Life, or rather proto-life, first appeared on earth some time around 4500 million years ago. The crust of the earth cooled down, the oceans formed and the atmosphere emerged. All these created conditions favourable for life to begin. Earth’s pre-biotic oceans were very different from today’s. They formed a “hot dilute soup”, which was ideal for the formation of organic compounds.

First came the self-replicating heavy molecules. Laboratory experiments simulating early earth conditions have been able to recreate some of these molecules, such as nucleobases and amino acids. The process of living matter evolving from self-replicating but nonliving molecules is called biopoesis.

RNA, or ribo-nucleic acid, appeared: the first form of proto-life and the first genetic code carrier. It is at once both a catalyst and a self-reproducing program. How the progression from molecule to nucleic acid exactly came about was unclear. In May 2004, Simon Nicholas Platts proposed the PAH world hypothesis to try to fill in this crucial missing link. Mind you, it’s still more chemistry than biology, yet.

But evolution soon kicks in. Because the conditions and resources necessary for the replication and reproduction of these molecules become scarce. Competition begins. Natural selection prefers those programs that are more likely to survive in the long run. Interestingly, the proteins that the RNA start to create, themselves become more likely candidates to survive the harsh conditions. The RNA thus becomes relegated to simply carrying genetic code. In due course DNA becomes a better candidate to carry genetic code. More importantly, when this genetic material becomes encased in a membrane, it provides a chemical equilibrium and a safer, protected environment.

They thus become the precursors to multi-cellular life on planet earth – protobionts.

It has taken approximately 1 billion years from the time the earth formed, to the time of the first appearance of life on the planet. Nearly another 1 billion years go by before the next gear shift.
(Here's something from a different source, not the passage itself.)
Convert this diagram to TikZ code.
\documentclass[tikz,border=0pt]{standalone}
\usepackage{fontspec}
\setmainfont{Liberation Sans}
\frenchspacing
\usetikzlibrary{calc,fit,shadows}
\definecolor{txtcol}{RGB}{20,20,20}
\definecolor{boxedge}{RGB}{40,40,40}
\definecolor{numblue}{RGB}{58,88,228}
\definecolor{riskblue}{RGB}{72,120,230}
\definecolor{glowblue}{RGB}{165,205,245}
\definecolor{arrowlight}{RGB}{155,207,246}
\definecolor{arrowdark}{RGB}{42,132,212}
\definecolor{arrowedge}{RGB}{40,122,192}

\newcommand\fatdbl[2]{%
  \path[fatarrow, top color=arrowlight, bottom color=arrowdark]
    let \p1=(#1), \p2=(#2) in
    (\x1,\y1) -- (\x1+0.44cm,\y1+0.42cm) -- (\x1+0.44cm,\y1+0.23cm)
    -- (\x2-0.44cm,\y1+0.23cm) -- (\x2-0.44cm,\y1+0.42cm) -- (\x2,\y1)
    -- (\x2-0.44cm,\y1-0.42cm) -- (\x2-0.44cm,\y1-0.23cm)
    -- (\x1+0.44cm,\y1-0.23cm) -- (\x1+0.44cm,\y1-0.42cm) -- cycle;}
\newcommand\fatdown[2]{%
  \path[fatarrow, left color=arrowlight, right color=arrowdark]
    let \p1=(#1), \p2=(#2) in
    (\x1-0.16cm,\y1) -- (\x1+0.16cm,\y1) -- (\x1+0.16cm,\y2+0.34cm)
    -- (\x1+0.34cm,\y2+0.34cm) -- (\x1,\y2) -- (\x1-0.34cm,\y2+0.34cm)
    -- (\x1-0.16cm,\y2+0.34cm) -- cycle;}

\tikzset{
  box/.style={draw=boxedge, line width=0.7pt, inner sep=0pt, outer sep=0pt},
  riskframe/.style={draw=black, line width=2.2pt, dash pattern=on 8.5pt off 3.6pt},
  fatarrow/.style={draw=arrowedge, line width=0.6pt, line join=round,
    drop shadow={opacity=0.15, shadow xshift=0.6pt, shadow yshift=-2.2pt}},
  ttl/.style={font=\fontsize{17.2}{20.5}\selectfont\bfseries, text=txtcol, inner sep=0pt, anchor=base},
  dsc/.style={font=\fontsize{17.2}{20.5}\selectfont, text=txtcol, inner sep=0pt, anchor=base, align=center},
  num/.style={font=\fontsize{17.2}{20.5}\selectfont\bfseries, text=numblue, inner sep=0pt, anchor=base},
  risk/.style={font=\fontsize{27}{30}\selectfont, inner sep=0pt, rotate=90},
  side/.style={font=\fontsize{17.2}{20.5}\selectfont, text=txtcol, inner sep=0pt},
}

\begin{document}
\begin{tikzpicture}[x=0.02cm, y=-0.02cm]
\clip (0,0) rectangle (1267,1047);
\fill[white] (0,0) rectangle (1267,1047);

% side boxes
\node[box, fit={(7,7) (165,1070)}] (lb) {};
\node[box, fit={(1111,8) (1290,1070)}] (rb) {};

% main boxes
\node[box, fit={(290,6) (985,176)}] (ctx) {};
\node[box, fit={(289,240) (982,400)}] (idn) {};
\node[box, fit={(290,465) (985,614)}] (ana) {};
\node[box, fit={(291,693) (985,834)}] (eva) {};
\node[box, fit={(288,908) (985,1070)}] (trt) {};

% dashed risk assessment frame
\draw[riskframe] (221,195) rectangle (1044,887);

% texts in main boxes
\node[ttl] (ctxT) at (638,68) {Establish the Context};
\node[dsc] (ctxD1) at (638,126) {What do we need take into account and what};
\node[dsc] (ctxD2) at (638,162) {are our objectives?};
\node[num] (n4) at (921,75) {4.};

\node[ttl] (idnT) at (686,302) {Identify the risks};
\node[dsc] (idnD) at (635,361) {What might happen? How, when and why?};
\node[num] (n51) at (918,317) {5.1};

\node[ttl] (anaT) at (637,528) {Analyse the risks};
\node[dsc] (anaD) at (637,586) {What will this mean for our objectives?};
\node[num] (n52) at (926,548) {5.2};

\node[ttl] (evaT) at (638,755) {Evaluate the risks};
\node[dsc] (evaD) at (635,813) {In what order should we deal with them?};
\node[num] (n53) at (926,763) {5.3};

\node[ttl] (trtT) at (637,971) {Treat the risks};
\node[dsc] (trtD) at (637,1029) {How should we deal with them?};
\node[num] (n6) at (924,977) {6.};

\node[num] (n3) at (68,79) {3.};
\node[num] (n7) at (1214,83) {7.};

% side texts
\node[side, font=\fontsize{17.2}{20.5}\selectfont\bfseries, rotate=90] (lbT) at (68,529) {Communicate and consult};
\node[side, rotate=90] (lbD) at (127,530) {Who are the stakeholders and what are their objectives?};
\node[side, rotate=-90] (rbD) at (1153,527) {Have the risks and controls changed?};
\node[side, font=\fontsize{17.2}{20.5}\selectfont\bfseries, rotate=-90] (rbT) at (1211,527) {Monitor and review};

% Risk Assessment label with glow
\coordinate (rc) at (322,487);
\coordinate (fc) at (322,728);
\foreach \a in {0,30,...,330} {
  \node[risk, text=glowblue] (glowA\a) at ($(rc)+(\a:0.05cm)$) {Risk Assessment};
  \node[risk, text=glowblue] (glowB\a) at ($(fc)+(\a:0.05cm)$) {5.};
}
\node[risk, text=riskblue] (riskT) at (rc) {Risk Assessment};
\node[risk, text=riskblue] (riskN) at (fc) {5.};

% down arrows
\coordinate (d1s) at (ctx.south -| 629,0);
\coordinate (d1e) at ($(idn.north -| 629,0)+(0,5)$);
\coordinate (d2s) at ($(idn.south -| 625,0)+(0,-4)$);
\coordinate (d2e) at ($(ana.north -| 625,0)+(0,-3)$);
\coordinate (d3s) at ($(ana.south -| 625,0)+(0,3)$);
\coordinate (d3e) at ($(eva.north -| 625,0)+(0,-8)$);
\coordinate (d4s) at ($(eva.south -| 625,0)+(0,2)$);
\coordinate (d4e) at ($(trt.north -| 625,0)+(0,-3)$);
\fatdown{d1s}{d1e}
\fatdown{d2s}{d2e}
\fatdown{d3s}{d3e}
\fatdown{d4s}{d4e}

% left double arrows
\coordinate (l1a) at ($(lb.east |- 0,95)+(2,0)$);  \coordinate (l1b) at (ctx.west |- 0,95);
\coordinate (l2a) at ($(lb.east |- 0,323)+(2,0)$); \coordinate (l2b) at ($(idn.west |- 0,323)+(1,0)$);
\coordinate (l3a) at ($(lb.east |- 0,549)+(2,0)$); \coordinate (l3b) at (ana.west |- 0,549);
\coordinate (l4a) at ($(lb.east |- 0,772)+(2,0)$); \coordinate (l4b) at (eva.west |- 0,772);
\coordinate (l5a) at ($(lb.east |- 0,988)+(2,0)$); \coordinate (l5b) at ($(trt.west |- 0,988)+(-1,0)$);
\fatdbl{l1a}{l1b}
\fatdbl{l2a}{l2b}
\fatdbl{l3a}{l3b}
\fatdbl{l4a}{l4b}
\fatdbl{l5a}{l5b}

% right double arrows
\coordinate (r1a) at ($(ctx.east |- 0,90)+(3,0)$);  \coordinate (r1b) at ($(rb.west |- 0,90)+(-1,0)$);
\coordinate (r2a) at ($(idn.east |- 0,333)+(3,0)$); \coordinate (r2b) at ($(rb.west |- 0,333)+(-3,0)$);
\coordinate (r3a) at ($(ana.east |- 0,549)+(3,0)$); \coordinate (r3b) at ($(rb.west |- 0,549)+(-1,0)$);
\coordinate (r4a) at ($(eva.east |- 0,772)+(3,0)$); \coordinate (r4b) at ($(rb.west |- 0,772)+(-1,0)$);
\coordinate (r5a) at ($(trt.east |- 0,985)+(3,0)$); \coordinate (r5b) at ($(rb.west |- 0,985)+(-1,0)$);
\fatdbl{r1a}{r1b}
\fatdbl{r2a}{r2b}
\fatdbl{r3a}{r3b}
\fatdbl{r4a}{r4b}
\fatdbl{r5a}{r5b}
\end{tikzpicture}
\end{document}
Single celled prokaryotes make their appearance. The cells are primitive and have no nucleus in which genetic material can be aggregated. Most bacteria we encounter these days are prokaryotes- but they may not be the same bacteria that existed then.

Evolution may seem slow in our time frames, but it is being pushed rapidly by extreme conditions on earth. The moon’s proximity gives rise to tides a thousand feet high. Hurricane force winds and changes in the pH stimulate evolution.
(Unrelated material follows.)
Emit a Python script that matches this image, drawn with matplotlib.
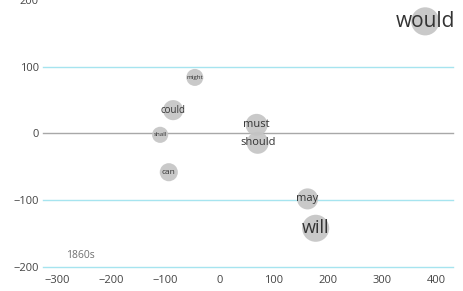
import matplotlib
matplotlib.use('Agg')
import matplotlib.pyplot as plt

# modal verbs, positions and label sizes
words = ['would', 'might', 'could', 'shall', 'must', 'should', 'can', 'may', 'will']
xs = [379, -46, -86, -110, 68, 70, -94, 162, 177]
ys = [168, 84, 35, -2, 13, -14, -58, -98, -142]
sizes = [410, 150, 210, 135, 250, 250, 170, 230, 380]
font_sizes = [15, 4.5, 7, 4.5, 8, 8, 6, 8, 13]

decade = '1860s'
yticks = [-200, -100, 0, 100, 200]
grid_lines = [-200, -100, 0, 100]
xticks = [-300, -200, -100, 0, 100, 200, 300, 400]

plt.rcParams['font.family'] = ['Open Sans', 'DejaVu Sans']

fig = plt.figure(figsize=(4.63, 2.91), dpi=100)
ax = fig.add_axes([0.093, 0.0825, 0.885, 0.9175])

# horizontal grid lines, the zero line in grey
for y in grid_lines:
    color = '#a8a8a8' if y == 0 else '#a6e4ef'
    ax.axhline(y, color=color, lw=1, zorder=0, clip_on=False)

ax.scatter(xs, ys, s=sizes, color='#c4c4c4', alpha=0.9, edgecolors='none', zorder=2)
for w, x, y, fs in zip(words, xs, ys, font_sizes):
    ax.text(x, y, w, ha='center', va='center', fontsize=fs, color='#333333', zorder=3)

ax.text(-258, -183, decade, ha='center', va='center', fontsize=7.5, color='#707070')

ax.set_xlim(-326, 430)
ax.set_ylim(-200, 200)
ax.set_xticks(xticks)
ax.set_yticks(yticks)
ax.tick_params(length=0, labelsize=8, colors='#444444')
ax.tick_params(axis='x', pad=6)
ax.tick_params(axis='y', pad=3)
for s in ax.spines.values():
    s.set_visible(False)

fig.savefig('out.png', dpi=100)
Another billion years go by before the first eukaryotes evolve. A eukaryote is an organism whose cells contain a nucleus enclosed in a central membrane, containing the genetic material. This is a vast evolutionary leap from the prokaryotes which contain no nucleus.

Now the rate of progress increases. Sexual reproduction kicks in another billion years later. This further stimulates rapid evolution.

4.25 billion years after the earth formed, the first mammals start to appear.

There are several theories on the beginning of life on Earth. So any story is likely to have chinks in the armour, and therefore, challengers.